Mas afinal... afinal... afinal em 2014 FS/NANÁ muda de posição e agora aceita, no memorandum, que a Câmara é dona do Curral de Burro e pode cedê-lo em compensação. Naná deu as mãos à palmatória, sem pedir desculpas a ninguém! Mas preparou uma palmatória de papelão, com uma nota preta na face que lhe cairia sobre a mão aberta. Veja-se:
O Curral de Burro, fosse de quem fosse, iria para pessoa a ser indicada por FS/NANÁ. Pessoa que o receberia a que preço? E quem haveria de receber esse preço? Dá para adivinhar?!

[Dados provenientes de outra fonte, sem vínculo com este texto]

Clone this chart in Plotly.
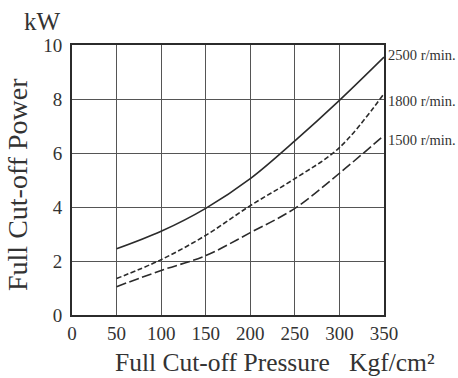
import plotly.graph_objects as go

# Full cut-off pressure (Kgf/cm²) and power (kW) at three spindle speeds
pressure = [50, 100, 150, 200, 250, 300, 350]
power_2500 = [2.45, 3.1, 3.95, 5.05, 6.45, 7.95, 9.55]
power_1800 = [1.35, 2.05, 2.95, 4.05, 5.05, 6.2, 8.2]
power_1500 = [1.05, 1.65, 2.2, 3.05, 3.95, 5.25, 6.65]

speed_labels = ["2500 r/min.", "1800 r/min.", "1500 r/min."]
x_ticks = [0, 50, 100, 150, 200, 250, 300, 350]
y_ticks = [0, 2, 4, 6, 8, 10]

SERIF = "Liberation Serif, Times New Roman, serif"
INK = "#2b2b2b"
TEXT = "#333333"

# plot-area geometry in pixels, used to place the free-standing titles
L, R, T, B = 72, 384, 45, 315
W, H = 458, 378


def px_x(px):
    return (px - L) / (R - L)


def px_y(py):
    return (B - py) / (B - T)


fig = go.Figure()
series = [
    (power_2500, "solid", 2),
    (power_1800, "5px,2.5px", -7),
    (power_1500, "10px,3.5px", -5),
]
for (vals, dash, shift), name in zip(series, speed_labels):
    fig.add_trace(go.Scatter(
        x=pressure, y=vals, mode="lines", name=name,
        line=dict(color=INK, width=1.6, dash=dash, shape="spline", smoothing=1.0),
        showlegend=False,
    ))
    # speed label at the right end of each curve
    fig.add_annotation(
        x=pressure[-1], y=vals[-1], xref="x", yref="y",
        text=name, showarrow=False, xanchor="left", yanchor="middle",
        xshift=2, yshift=shift,
        font=dict(family=SERIF, size=14.5, color=TEXT),
    )

fig.add_annotation(
    x=px_x(63), y=px_y(21), xref="paper", yref="paper", text="kW",
    showarrow=False, xanchor="right", yanchor="middle",
    font=dict(family=SERIF, size=25, color=TEXT),
)
fig.add_annotation(
    x=px_x(113), y=px_y(362), xref="paper", yref="paper",
    text="Full Cut-off Pressure&nbsp;&nbsp;&nbsp;Kgf/cm²", showarrow=False,
    xanchor="left", yanchor="middle",
    font=dict(family=SERIF, size=25.5, color=TEXT),
)
fig.add_annotation(
    x=px_x(17), y=px_y(185), xref="paper", yref="paper",
    text="Full Cut-off Power", showarrow=False, textangle=-90,
    xanchor="center", yanchor="middle",
    font=dict(family=SERIF, size=28, color=TEXT),
)

fig.update_layout(
    width=W, height=H,
    margin=dict(l=L, r=W - R, t=T, b=H - B),
    plot_bgcolor="white", paper_bgcolor="white",
    font=dict(family=SERIF, color=TEXT),
)
fig.update_xaxes(
    range=[0, 350], tickvals=x_ticks, ticks="", showgrid=True,
    gridcolor="#555", gridwidth=1.3, zeroline=False,
    showline=True, linecolor=INK, linewidth=2, mirror=True,
    tickfont=dict(family=SERIF, size=19, color=TEXT), ticklabelstandoff=0,
)
fig.update_yaxes(
    range=[0, 10], tickvals=y_ticks, ticks="", showgrid=True,
    gridcolor="#555", gridwidth=1.3, zeroline=False,
    showline=True, linecolor=INK, linewidth=2, mirror=True,
    tickfont=dict(family=SERIF, size=19, color=TEXT), ticklabelstandoff=4,
)

fig.write_html("out.html")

Um negócio, no seu todo, obscuro como breu e danado de confuso! Até certo ponto compreendo o Senhor Presidente da Câmara, obrigado a gerir a cidade, que estava perante alguém detentor de registos e tinha à sua frente um “ilustre” advogado, que fora Bastonário da Ordem dos Advogados e toda uma situação consumada.
Mas convenhamos! O Estado ou os municípios não podem aceitar assessorias de partes contrárias em contratos ou acordos – mesmo que essas partes se apresentem como parceiras, como tem acontecido.
Num Estado de Direito o Governante, central ou municipal, não pode deixar de ouvir pareceres jurídicos, no mínimo para se proteger juridicamente!
Nem me preocupa se o jurista é da cor partidária do governo ou da edilidade, ou de cor oposta, pois o jurista, ou o técnico sério, qualquer que ele seja, não torce, na Administração, a verdade técnica, jurídica ou outra, a favor de falsidades.
Há um ditado que diz: “Na arca aberta o justo peca e o ladrão faz a festa”..
O nosso Estado e muitos municípios, as nossas instituições, a começar pelas conservatórias do registo predial, são autênticas arcas abertas. Por fraquezas institucionais às vezes compreensíveis, por desleixos (dada a falta duma cultura de responsbilidade no país) e também porque a corrupção vai golopando e abrindo tudo.
Mas tudo isso é propiciado pela absurda filosofia do Estado que não intervém, fomentada exatamente pelos que abrem as portas e entram na coisa pública, privatizando-a, num país em que a pobreza real cresce dia por dia.
Porém, o ladrão que encontrou a porta aberta e foi entrando, não pode desculpar-se com a negligência do dono da casa, nem envolver este para se absolver.